Management’s Confidence Reflected in Actions
Perhaps more telling than any corporate guidance is how Energy Transfer’s leadership deploys its own capital. Executive Chairman Kelcy Warren maintains insider ownership representing approximately 10% of the company—roughly five times greater than peer companies. Notably, Warren has never divested a single unit of Energy Transfer and has accumulated approximately 65 million units since January 2019, demonstrating sustained conviction in the company’s trajectory.
This level of insider commitment provides meaningful reassurance to income-focused investors. When executives substantially increase their personal exposure during a multi-year period, it signals confidence in both near-term performance and long-term value creation. The concentration of insider ownership also aligns leadership incentives with shareholder interests in a tangible way.
Distribution Growth Prospects and Financial Positioning
Energy Transfer’s management targets distribution growth in the 3% to 5% annual range over the long term. For income investors seeking growth alongside yield, this profile offers meaningful appeal—the combination of current yield and steady increases compounds total return potential over time.
The company currently occupies its strongest financial position in its history. Leverage ratios remain in the lower half of management’s target range of 4.0x to 4.5x, indicating conservative balance sheet management and capacity for capital deployment toward growth initiatives. This financial flexibility supports the credibility of distribution growth guidance while maintaining investment-grade credit characteristics.

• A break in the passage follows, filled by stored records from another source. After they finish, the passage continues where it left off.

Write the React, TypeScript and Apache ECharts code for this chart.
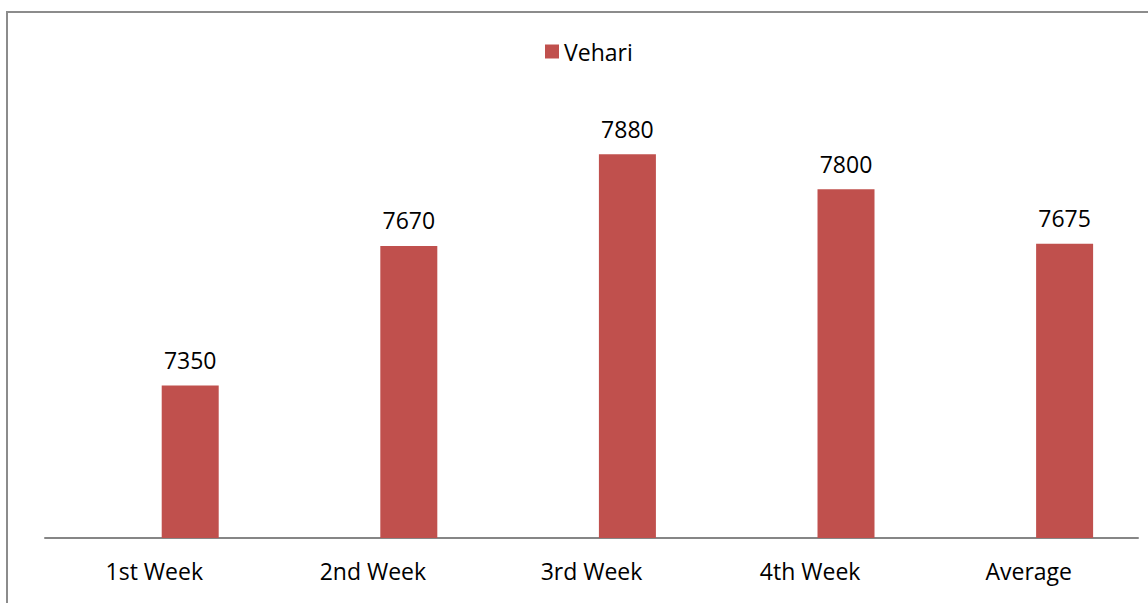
import React, { useEffect, useRef } from "react";
import * as echarts from "echarts";

const categories = ["1st Week", "2nd Week", "3rd Week", "4th Week", "Average"];
const vehariValues = [7350, 7670, 7880, 7800, 7675];
const blankValues = [null, null, null, null, null];
const seriesName = "Vehari";

export default function App() {
  const ref = useRef<HTMLDivElement>(null);
  useEffect(() => {
    if (!ref.current) return;
    const chart = echarts.init(ref.current, null, { renderer: "svg" });
    const font = "'Open Sans', sans-serif";
    chart.setOption({
      animation: false,
      backgroundColor: "#ffffff",
      textStyle: { fontFamily: font },
      legend: {
        data: [seriesName],
        left: 540,
        top: 35,
        itemWidth: 14,
        itemHeight: 14,
        itemGap: 10,
        icon: "rect",
        textStyle: { fontSize: 23, color: "#000", fontFamily: font },
      },
      grid: { left: 45, right: 10, top: 102, bottom: 65 },
      xAxis: {
        type: "category",
        data: categories,
        axisLine: { show: true, lineStyle: { color: "#868686", width: 2 } },
        axisTick: { show: false },
        axisLabel: { fontSize: 23, color: "#000", margin: 21, fontFamily: font },
      },
      yAxis: {
        type: "value",
        min: 7000,
        max: 8000,
        show: false,
        splitLine: { show: false },
      },
      series: [
        {
          name: "blank",
          type: "bar",
          data: blankValues,
          barWidth: 57,
          barGap: "26%",
        },
        {
          name: seriesName,
          type: "bar",
          data: vehariValues,
          barWidth: 57,
          barGap: "26%",
          itemStyle: { color: "#C0504D" },
          label: {
            show: true,
            position: "top",
            distance: 14,
            fontSize: 23,
            color: "#000",
            fontFamily: font,
          },
        },
      ],
      graphic: [
        {
          type: "polyline",
          shape: { points: [[7, 610], [7, 12], [1160, 12]] },
          style: { stroke: "#8c8c8c", lineWidth: 2, fill: "none" },
          silent: true,
        },
      ],
    });
    return () => chart.dispose();
  }, []);
  return (
    <div
      ref={ref}
      style={{ position: "fixed", left: 0, top: 0, width: 1148, height: 603 }}
    />
  );
}
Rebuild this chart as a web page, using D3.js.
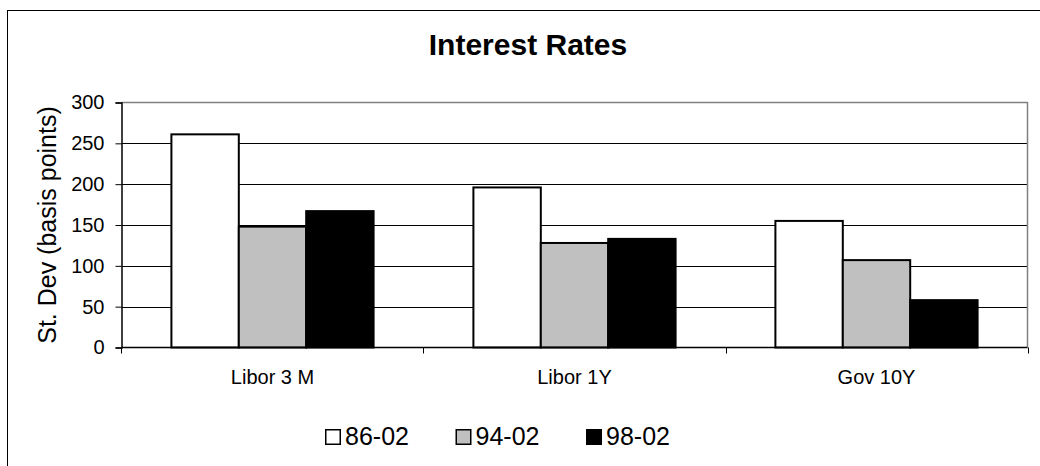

The Investment Consideration
For investors seeking diversified income sources beyond traditional dividend-paying stocks, ET stock warrants careful evaluation. The combination of stable fee-based pipeline operations, exposure to AI-driven energy demand growth, insider confidence, and targeted distribution increases creates a differentiated investment profile. While past performance by other companies cannot predict individual security outcomes, Energy Transfer’s position as critical infrastructure serving emerging technology demand merits consideration within a comprehensive income portfolio strategy.